Eu adorei esse conto! Devorei cada linha, ansiosa por chegar ao final, ao mesmo tempo em que não o queria. Se pudesse saber mais sobre Dezidério, sobre a criança feita de trevas, sobre Tebraria depois desse conto... não tenham dúvidas de que o faria. O autor soube tecer um conto que se passa durante anos, no século XIX, revelando o passado e o presente do personagem de um modo encantador.
Acho importante dizer que, embora M. R. Terci seja um autor do gênero horror, o que mais gosto em sua narrativa é a valorização dos aspectos psicológicos dos personagens. A criança feita de trevas, por exemplo, não aterroriza por si própria... A tensão existe na proximidade dessa criatura em relação a Dezidério. O autor mantém o mistério e o suspense do horror sem descrições que enojam ou provocam repulsa no leitor. Por isso, não espere encontrar pessoas com as entranhas expostas. Mas esteja pronto para se sentir no lugar de Dezidério, vendo sua sombra substituída por uma criatura desconhecida.
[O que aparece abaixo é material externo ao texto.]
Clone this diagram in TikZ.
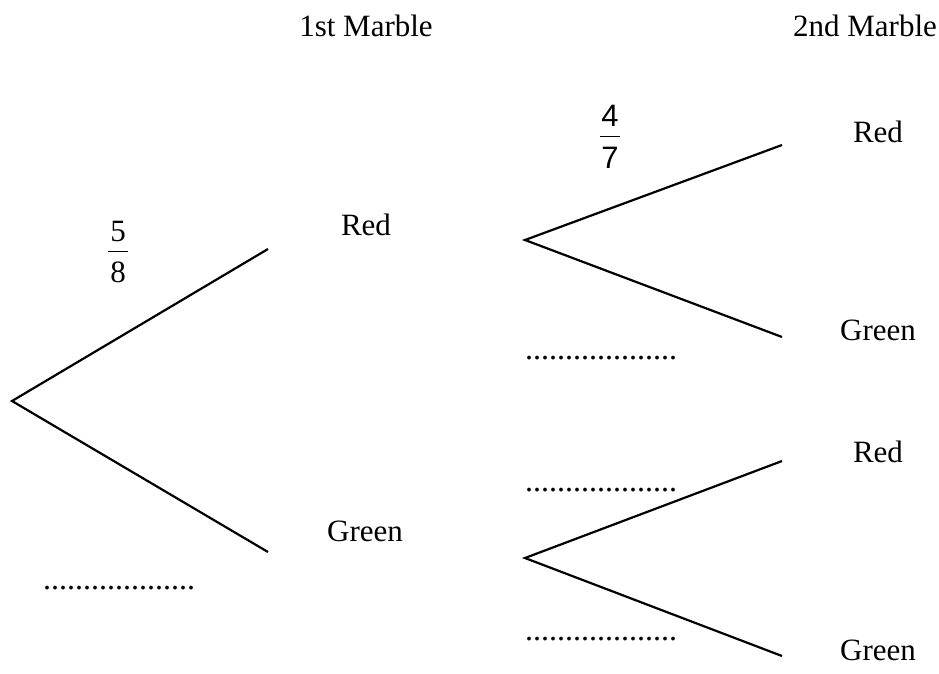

Não há aspectos frágeis nesse conto, mas alerto que a linguagem pode exigir um pouco de atenção do leitor. Isso porque M. R. Terci não poupa na qualidade e sua narrativa é apropriada ao contexto histórico do enredo (o que, para mim, apenas enriquece sua verossimilhança).
Recomendo Tinha uns olhos da cor da tempestade, conto que ingressou para os meus favoritos! E, sendo esse um conto do terceiro volume da série O Bairro da Cripta, convido vocês a aproveitarem a chance de conhecerem esse talento nacional. Tenho certeza de que muitos leitores sentirão vontade de ler mais dos escritos desse autor.